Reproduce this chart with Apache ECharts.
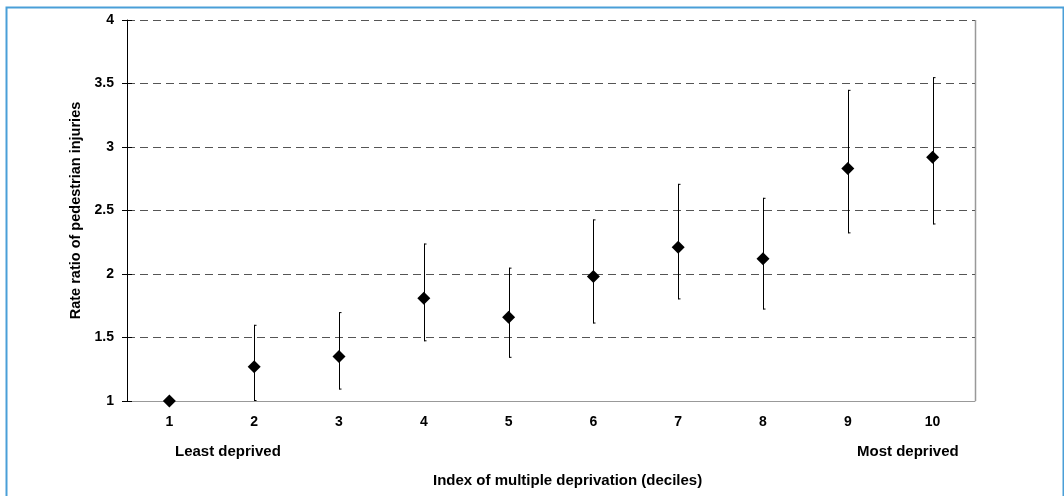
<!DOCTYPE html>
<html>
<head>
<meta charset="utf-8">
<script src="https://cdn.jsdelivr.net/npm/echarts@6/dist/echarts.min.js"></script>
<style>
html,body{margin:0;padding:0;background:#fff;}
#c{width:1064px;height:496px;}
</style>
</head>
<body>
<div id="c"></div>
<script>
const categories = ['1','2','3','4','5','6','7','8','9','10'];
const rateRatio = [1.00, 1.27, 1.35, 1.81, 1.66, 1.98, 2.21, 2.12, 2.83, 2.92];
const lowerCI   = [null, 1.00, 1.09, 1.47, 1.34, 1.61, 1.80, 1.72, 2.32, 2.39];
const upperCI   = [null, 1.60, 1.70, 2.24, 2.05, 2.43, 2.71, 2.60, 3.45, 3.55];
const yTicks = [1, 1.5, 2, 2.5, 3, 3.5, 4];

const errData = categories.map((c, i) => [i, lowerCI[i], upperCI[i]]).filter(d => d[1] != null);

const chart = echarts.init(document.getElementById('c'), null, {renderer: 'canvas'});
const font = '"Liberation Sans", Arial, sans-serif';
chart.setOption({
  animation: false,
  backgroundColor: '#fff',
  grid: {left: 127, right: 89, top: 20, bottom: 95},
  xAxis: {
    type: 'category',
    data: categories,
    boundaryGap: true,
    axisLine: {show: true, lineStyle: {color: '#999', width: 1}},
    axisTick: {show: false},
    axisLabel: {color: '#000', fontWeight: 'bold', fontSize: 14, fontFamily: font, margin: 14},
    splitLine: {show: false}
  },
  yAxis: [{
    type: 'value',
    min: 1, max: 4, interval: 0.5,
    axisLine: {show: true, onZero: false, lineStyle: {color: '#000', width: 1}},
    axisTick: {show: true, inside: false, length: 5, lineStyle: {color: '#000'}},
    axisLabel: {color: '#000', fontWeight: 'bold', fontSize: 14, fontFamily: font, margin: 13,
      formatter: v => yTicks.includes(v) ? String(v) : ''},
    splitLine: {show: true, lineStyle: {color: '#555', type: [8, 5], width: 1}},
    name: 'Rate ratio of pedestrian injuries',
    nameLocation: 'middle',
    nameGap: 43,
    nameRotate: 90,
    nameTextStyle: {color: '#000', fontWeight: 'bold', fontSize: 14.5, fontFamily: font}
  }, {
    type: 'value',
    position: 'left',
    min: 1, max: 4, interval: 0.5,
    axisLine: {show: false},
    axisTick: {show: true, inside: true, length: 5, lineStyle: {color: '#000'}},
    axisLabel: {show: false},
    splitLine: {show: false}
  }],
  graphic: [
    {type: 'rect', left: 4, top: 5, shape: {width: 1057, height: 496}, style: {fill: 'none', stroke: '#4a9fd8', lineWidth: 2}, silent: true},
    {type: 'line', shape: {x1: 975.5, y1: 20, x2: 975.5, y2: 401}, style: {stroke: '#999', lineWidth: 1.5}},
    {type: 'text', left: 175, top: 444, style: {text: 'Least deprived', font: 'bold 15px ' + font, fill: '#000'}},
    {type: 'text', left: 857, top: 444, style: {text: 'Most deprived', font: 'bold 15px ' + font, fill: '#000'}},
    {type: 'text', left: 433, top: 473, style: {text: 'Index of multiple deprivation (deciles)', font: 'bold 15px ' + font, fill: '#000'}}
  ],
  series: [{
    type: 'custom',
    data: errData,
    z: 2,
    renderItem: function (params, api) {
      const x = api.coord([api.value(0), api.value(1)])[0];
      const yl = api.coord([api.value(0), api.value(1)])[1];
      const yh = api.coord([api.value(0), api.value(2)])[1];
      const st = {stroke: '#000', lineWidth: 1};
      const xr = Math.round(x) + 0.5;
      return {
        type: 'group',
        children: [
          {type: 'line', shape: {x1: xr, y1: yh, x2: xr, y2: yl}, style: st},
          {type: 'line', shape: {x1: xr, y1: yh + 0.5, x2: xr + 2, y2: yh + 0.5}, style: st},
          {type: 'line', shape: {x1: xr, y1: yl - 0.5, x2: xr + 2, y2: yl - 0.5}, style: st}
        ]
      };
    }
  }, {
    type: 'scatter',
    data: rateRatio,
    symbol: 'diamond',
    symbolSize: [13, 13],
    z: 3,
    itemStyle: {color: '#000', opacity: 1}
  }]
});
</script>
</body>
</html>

======

**Task brief:** Give back exactly the lines from the first line of the data through the line with "const errData = categories.map((c, i)", pictures excluded.

**Exercise answer:**
Reproduce this chart with Apache ECharts.
<!DOCTYPE html>
<html>
<head>
<meta charset="utf-8">
<script src="https://cdn.jsdelivr.net/npm/echarts@6/dist/echarts.min.js"></script>
<style>
html,body{margin:0;padding:0;background:#fff;}
#c{width:1064px;height:496px;}
</style>
</head>
<body>
<div id="c"></div>
<script>
const categories = ['1','2','3','4','5','6','7','8','9','10'];
const rateRatio = [1.00, 1.27, 1.35, 1.81, 1.66, 1.98, 2.21, 2.12, 2.83, 2.92];
const lowerCI   = [null, 1.00, 1.09, 1.47, 1.34, 1.61, 1.80, 1.72, 2.32, 2.39];
const upperCI   = [null, 1.60, 1.70, 2.24, 2.05, 2.43, 2.71, 2.60, 3.45, 3.55];
const yTicks = [1, 1.5, 2, 2.5, 3, 3.5, 4];

const errData = categories.map((c, i) => [i, lowerCI[i], upperCI[i]]).filter(d => d[1] != null);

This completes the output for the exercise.